By Darrell Martin
Friday, January 19, at 8:30 AM EST, Statistics Canada will release reports concerning foreign securities purchased by Canadians and foreign investors alike. Since these transactions require residents to exchange their Canadian dollars to foreign currencies, or alternately, foreign currency to be exchanged to Canadian dollars, it can have an impact on the CAD market.
This movement in the market creates an opportunity for trading. Since the direction of the movement is unknown, a low risk strategy, such as the iron condor is a good choice to retrieve from your trading arsenal.
Using Nadex USD/CAD spreads, buy one spread trading the bottom range of the market, and one sold spread trading the range directly above the bought spread. The ceiling of the bought spread should meet the floor of the sold spread and be where the market is trading at the time.
To set up this trade, each spread should have a profit potential of at least $12 for a combined minimum profit potential of $25. Enter as early as 8:00 AM ET for 10:00 AM ET expiring spreads.
The market tends to move and then pull back in response to the news event.
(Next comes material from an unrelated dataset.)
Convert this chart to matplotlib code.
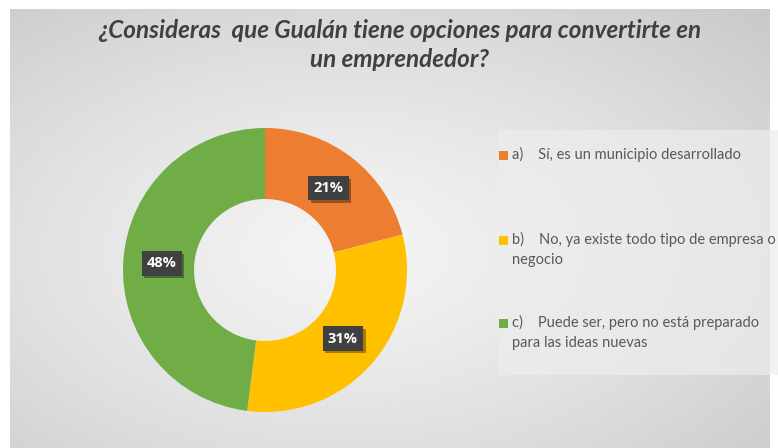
import numpy as np
import matplotlib
matplotlib.use("Agg")
import matplotlib.pyplot as plt
import matplotlib.patheffects as pe
from matplotlib.patches import Rectangle

# Chart data
labels = [
    "a)    Sí, es un municipio desarrollado",
    "b)    No, ya existe todo tipo de empresa o\nnegocio",
    "c)    Puede ser, pero no está preparado\npara las ideas nuevas",
]
values = [21, 31, 48]
colors = ["#ED7D31", "#FFC000", "#70AD47"]
title = "¿Consideras  que Gualán tiene opciones para convertirte en\nun emprendedor?"

W, H = 778, 448
fig = plt.figure(figsize=(W / 100, H / 100), dpi=100)
fig.patch.set_facecolor("white")

# Gray panel with radial gradient
bg = fig.add_axes([10 / W, 0, 760 / W, 1 - 9 / H])
bg.set_axis_off()
yy, xx = np.mgrid[0:200, 0:340]
cx, cy = 150, 110
d = np.sqrt(((xx - cx) / 340) ** 2 + ((yy - cy) / 200) ** 2)
d = d / d.max()
shade = 0.955 - 0.17 * d ** 1.3
bg.imshow(shade, cmap="gray", vmin=0, vmax=1, aspect="auto",
          extent=[0, 1, 0, 1], interpolation="bilinear")
bg.set_xlim(0, 1)
bg.set_ylim(0, 1)

# Title
fig.text(400 / W, 1 - 45 / H, title, ha="center", va="center",
         fontsize=17.5, fontweight="bold", style="italic",
         family="Lato", color="#404040", linespacing=1.3)

# Donut
r_px = 142
cxp, cyp = 265, 270
ax = fig.add_axes([(cxp - r_px) / W, 1 - (cyp + r_px) / H, 2 * r_px / W, 2 * r_px / H])
ax.set_axis_off()
wedges, _, autotexts = ax.pie(
    values, colors=colors, startangle=90, counterclock=False, radius=1,
    wedgeprops=dict(width=0.5, edgecolor="none"),
    autopct="%d%%", pctdistance=0.73,
    textprops=dict(color="white", fontsize=10.5, fontweight="bold", family="Open Sans"),
)
for t in autotexts:
    t.set_bbox(dict(boxstyle="square,pad=0.35", facecolor="#404040", edgecolor="none"))
    t.get_bbox_patch().set_path_effects([
        pe.withSimplePatchShadow(offset=(2, -2), shadow_rgbFace="black", alpha=0.35)
    ])
ax.set_xlim(-1, 1)
ax.set_ylim(-1, 1)

# Legend panel
fig.patches.append(Rectangle((498 / W, 1 - 375 / H), 290 / W, 245 / H,
                             transform=fig.transFigure, facecolor="#ededed",
                             edgecolor="none", alpha=0.7, zorder=1))
entry_y = [155, 240, 323]
for lab, col, y in zip(labels, colors, entry_y):
    fig.patches.append(Rectangle((499 / W, 1 - (y + 5) / H), 9 / W, 9 / H,
                                 transform=fig.transFigure, facecolor=col,
                                 edgecolor="none", zorder=2))
    fig.text(512 / W, 1 - (y - 8) / H, lab, ha="left", va="top",
             fontsize=10.5, family="Lato", color="#595959",
             linespacing=1.55, zorder=3)

fig.savefig("out.png", dpi=100)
For this kind of movement and strategy, trading Nadex USD/CAD spreads presents a high probability trade. Risk is capped at the floor and the ceiling of the spreads but risk can be further managed with stops. For this trade with a $25 profit potential, if the market takes off and moves 50 pips above or below from where it was at entry, it will reach the 1:1 risk reward ratio points. That is where to place stops.
In this trade, also consider the level of implied volatility. If it is high in the market, then there will be more profit potential available in the spreads. Likewise, if volatility is low, there may be very little profit potential. In that case, there would be no trade.
The key to profiting in an Iron Condor spread is for the market to settle somewhere within the desired range from where it started. As long as the market settles somewhere within the 50 pip range of 25 pips above and below from where it started, the trade will profit. With time expired and the market settled between the two spreads, max profit is realized.